Start PROVIDED INFORMATION

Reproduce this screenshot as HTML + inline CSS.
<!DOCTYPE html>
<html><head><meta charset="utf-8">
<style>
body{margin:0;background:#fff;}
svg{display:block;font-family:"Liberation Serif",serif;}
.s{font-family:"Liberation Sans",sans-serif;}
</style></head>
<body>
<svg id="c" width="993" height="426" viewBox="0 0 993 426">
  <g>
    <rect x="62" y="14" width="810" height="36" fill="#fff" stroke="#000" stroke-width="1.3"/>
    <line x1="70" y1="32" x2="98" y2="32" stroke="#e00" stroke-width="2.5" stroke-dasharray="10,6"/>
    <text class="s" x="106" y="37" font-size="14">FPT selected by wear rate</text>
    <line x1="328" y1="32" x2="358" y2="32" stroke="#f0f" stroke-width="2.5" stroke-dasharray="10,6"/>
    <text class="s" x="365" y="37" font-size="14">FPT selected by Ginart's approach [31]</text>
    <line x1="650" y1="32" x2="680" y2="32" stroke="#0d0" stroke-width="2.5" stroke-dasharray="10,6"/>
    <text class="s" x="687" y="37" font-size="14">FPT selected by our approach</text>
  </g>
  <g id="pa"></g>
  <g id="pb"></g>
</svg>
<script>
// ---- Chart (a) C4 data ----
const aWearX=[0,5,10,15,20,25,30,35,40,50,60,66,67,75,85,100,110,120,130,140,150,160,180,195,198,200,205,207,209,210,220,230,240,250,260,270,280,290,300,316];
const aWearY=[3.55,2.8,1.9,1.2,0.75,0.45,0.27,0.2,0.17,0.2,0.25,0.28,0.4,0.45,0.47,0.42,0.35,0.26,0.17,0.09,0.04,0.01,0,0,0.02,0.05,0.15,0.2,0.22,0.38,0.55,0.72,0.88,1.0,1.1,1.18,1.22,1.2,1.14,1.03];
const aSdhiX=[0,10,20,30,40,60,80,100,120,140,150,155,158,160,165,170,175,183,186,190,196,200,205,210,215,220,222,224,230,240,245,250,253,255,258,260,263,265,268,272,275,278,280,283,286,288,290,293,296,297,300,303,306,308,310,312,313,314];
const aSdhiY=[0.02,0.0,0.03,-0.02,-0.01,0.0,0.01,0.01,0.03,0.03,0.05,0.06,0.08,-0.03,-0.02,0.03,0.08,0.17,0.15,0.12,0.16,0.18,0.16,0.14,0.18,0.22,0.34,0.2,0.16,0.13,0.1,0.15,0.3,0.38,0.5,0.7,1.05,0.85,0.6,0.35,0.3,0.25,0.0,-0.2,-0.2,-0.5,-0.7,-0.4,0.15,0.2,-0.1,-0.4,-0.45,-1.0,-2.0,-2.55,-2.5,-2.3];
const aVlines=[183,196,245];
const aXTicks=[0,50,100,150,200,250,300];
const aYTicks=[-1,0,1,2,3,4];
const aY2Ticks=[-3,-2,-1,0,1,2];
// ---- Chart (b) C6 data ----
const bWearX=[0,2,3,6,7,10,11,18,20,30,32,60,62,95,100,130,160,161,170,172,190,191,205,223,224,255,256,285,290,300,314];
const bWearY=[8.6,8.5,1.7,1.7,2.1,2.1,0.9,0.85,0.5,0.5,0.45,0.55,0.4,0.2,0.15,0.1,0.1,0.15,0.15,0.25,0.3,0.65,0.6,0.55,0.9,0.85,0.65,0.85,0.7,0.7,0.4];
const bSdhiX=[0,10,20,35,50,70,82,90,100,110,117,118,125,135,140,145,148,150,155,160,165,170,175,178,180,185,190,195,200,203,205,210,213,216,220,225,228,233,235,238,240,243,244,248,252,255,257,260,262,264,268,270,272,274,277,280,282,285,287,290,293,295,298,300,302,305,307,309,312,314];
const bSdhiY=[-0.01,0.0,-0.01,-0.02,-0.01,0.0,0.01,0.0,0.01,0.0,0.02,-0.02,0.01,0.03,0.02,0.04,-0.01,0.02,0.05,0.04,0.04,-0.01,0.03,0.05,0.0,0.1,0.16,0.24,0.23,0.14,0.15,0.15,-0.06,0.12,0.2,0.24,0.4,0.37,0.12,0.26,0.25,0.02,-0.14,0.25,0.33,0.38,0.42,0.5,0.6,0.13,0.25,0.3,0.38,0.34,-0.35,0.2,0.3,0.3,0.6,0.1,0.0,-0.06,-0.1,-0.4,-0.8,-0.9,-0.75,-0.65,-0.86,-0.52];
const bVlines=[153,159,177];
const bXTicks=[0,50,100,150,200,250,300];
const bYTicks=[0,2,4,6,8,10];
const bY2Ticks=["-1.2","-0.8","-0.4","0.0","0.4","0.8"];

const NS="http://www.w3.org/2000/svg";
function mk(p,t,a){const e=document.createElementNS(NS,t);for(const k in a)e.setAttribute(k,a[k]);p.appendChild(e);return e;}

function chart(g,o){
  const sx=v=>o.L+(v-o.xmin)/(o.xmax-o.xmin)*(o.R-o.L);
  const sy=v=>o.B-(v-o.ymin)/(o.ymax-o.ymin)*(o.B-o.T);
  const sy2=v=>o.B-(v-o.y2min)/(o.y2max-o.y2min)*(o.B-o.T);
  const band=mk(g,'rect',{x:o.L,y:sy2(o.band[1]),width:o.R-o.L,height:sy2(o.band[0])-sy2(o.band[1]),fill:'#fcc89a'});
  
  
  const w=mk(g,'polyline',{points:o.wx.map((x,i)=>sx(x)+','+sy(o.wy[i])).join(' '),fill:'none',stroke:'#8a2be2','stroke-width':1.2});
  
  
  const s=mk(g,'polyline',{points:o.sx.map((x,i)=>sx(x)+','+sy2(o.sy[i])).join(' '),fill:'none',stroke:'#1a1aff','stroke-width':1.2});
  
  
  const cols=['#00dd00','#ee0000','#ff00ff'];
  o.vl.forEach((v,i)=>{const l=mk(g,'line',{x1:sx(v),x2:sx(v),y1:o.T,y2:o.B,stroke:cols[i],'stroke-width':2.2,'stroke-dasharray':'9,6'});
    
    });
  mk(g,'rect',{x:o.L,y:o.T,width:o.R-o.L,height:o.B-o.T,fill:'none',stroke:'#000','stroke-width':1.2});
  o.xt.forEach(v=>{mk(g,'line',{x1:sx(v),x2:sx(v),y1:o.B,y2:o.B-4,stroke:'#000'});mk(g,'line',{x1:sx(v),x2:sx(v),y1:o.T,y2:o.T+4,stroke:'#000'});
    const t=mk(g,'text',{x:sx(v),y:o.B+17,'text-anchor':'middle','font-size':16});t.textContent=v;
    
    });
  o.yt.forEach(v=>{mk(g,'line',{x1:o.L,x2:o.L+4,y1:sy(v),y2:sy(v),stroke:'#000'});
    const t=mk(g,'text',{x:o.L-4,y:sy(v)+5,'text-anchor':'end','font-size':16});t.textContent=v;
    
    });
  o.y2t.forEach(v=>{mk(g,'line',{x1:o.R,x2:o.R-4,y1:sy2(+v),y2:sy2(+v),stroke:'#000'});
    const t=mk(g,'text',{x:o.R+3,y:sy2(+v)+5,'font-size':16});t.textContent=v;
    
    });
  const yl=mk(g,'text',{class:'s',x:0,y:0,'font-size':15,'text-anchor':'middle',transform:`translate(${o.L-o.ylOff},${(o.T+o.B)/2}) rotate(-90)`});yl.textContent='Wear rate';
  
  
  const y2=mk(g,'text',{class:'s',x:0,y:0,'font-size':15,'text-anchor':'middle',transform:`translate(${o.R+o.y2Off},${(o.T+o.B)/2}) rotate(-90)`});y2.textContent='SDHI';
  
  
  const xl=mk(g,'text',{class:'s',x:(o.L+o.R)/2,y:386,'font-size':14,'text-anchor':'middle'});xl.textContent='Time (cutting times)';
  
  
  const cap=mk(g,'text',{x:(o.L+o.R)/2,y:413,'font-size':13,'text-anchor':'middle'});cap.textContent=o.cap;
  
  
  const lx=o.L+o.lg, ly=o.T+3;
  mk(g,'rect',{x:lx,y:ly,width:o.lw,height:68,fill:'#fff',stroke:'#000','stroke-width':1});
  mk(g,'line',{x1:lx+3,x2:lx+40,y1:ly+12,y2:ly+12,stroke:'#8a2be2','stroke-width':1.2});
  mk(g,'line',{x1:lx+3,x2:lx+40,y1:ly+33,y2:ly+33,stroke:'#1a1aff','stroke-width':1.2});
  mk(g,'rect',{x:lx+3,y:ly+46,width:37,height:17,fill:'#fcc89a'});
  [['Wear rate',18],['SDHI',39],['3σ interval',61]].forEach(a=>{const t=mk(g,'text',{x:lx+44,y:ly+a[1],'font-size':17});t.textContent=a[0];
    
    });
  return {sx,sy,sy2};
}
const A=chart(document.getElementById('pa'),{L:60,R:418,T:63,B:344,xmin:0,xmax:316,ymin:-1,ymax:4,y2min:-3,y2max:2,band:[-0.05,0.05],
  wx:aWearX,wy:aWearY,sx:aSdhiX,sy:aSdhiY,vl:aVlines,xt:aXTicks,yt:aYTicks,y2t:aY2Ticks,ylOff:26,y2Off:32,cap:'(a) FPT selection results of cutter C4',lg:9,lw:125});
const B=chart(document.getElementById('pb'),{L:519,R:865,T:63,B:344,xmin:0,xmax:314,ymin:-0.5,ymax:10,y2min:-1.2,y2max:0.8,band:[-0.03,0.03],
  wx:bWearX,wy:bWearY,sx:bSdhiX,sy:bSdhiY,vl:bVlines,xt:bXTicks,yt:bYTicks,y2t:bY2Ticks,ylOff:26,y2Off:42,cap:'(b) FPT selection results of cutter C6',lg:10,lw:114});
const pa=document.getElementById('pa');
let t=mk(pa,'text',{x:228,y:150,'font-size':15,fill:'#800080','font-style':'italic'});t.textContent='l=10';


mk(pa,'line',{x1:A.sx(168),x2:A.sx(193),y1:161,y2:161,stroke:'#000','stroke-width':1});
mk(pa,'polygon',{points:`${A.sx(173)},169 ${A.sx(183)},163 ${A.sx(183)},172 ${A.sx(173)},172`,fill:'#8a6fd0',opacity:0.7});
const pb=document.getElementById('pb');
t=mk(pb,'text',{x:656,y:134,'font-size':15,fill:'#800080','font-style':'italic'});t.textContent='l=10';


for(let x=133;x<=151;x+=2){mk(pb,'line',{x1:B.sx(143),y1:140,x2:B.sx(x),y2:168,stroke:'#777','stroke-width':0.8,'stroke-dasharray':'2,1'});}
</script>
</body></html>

End PROVIDED INFORMATION
Start PROVIDED INFORMATION

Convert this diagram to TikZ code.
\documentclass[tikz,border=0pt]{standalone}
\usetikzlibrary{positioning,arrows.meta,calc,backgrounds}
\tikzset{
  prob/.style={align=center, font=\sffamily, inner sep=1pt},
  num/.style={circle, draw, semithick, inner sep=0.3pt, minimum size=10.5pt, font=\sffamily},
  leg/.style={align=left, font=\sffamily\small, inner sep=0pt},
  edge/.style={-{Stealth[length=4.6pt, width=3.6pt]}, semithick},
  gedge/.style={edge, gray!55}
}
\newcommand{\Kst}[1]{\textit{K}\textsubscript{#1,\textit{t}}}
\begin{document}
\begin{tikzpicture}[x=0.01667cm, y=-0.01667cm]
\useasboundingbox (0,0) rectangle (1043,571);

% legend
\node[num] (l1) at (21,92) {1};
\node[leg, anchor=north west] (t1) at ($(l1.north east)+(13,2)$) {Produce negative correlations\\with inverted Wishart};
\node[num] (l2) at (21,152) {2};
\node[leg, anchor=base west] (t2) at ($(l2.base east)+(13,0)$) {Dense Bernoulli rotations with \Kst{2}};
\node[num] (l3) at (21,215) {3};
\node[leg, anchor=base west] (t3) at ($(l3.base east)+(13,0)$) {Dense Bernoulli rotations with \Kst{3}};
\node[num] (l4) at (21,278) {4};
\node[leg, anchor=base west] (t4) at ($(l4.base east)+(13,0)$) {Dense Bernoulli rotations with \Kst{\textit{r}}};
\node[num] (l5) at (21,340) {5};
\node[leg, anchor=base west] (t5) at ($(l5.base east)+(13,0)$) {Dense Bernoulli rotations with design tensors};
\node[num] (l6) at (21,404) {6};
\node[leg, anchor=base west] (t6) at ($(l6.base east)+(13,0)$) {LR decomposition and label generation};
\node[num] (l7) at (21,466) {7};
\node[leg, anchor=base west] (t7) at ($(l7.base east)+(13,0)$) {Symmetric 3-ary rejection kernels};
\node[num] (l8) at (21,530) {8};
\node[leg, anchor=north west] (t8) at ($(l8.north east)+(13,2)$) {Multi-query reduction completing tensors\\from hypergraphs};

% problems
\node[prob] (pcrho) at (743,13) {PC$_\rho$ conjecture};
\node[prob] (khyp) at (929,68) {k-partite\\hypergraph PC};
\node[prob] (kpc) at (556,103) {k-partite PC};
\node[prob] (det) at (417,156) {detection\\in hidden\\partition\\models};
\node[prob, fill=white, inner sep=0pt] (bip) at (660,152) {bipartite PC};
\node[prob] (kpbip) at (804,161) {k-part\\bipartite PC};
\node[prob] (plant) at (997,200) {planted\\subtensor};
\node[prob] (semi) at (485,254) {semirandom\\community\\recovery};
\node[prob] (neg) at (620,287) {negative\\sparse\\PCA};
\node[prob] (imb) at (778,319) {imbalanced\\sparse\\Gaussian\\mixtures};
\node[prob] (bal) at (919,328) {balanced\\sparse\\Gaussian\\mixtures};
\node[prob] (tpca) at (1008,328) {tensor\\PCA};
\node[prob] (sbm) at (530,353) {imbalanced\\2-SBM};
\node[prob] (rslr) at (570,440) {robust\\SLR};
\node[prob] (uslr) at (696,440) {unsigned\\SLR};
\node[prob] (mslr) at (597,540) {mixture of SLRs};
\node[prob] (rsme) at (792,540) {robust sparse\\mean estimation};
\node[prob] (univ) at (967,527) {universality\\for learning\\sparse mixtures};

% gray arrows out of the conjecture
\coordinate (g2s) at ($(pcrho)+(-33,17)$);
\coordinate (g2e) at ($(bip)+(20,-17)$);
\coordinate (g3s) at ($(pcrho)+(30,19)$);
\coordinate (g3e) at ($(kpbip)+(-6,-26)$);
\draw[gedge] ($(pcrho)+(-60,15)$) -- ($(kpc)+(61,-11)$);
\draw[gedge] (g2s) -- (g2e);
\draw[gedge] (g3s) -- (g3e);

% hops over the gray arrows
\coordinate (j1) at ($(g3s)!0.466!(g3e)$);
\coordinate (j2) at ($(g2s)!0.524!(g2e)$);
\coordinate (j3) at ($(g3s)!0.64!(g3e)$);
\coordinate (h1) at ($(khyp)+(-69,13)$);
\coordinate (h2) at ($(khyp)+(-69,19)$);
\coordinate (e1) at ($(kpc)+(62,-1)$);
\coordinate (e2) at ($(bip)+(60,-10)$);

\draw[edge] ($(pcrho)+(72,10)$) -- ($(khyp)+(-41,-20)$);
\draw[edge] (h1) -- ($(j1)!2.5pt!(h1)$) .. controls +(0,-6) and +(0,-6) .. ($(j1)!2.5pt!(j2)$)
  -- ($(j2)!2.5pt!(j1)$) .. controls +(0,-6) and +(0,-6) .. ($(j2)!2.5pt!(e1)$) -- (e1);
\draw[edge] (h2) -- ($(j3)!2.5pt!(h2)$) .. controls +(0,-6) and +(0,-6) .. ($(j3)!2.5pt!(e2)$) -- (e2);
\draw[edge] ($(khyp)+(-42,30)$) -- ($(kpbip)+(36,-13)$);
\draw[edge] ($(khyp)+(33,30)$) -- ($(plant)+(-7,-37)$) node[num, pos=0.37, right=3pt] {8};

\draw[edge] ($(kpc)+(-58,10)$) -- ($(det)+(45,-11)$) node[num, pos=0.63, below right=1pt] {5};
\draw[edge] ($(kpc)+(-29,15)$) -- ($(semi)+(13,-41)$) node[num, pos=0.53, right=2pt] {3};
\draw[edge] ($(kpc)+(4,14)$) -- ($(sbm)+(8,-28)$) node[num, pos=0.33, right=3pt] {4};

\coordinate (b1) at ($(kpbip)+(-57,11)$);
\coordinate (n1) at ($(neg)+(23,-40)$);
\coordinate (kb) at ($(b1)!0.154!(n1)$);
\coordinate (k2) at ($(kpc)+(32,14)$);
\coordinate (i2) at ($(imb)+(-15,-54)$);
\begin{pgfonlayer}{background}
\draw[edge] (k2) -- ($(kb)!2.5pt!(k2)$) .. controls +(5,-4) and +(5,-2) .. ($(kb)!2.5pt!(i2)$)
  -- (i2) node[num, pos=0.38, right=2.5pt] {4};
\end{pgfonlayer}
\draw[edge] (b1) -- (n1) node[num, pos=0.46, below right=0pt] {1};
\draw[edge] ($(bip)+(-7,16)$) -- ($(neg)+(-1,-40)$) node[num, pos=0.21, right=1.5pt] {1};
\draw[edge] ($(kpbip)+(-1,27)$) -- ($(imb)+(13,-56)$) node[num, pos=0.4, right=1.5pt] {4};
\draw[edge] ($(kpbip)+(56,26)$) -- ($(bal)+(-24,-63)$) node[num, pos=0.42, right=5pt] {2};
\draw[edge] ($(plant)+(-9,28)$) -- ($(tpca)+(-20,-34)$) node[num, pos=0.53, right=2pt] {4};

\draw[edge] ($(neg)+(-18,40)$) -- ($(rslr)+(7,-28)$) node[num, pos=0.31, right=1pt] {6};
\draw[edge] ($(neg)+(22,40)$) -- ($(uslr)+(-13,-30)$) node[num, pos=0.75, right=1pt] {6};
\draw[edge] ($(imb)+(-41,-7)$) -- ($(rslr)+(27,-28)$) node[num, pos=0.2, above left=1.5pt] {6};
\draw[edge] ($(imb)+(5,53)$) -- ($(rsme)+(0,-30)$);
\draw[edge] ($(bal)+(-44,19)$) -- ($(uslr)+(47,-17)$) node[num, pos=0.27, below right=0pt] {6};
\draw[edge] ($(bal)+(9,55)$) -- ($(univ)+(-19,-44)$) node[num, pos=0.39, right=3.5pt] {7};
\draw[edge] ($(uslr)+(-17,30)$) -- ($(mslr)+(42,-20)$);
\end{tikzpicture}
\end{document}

End PROVIDED INFORMATION

# EXERCISE:
Return exactly, and only, the lines from the one containing "Convert this diagram to TikZ code." down to the one containing "(0,0) rectangle (1043,571);", with both of those lines included.

# ANSWER TO THIS EXERCISE:
Convert this diagram to TikZ code.
\documentclass[tikz,border=0pt]{standalone}
\usetikzlibrary{positioning,arrows.meta,calc,backgrounds}
\tikzset{
  prob/.style={align=center, font=\sffamily, inner sep=1pt},
  num/.style={circle, draw, semithick, inner sep=0.3pt, minimum size=10.5pt, font=\sffamily},
  leg/.style={align=left, font=\sffamily\small, inner sep=0pt},
  edge/.style={-{Stealth[length=4.6pt, width=3.6pt]}, semithick},
  gedge/.style={edge, gray!55}
}
\newcommand{\Kst}[1]{\textit{K}\textsubscript{#1,\textit{t}}}
\begin{document}
\begin{tikzpicture}[x=0.01667cm, y=-0.01667cm]
\useasboundingbox (0,0) rectangle (1043,571);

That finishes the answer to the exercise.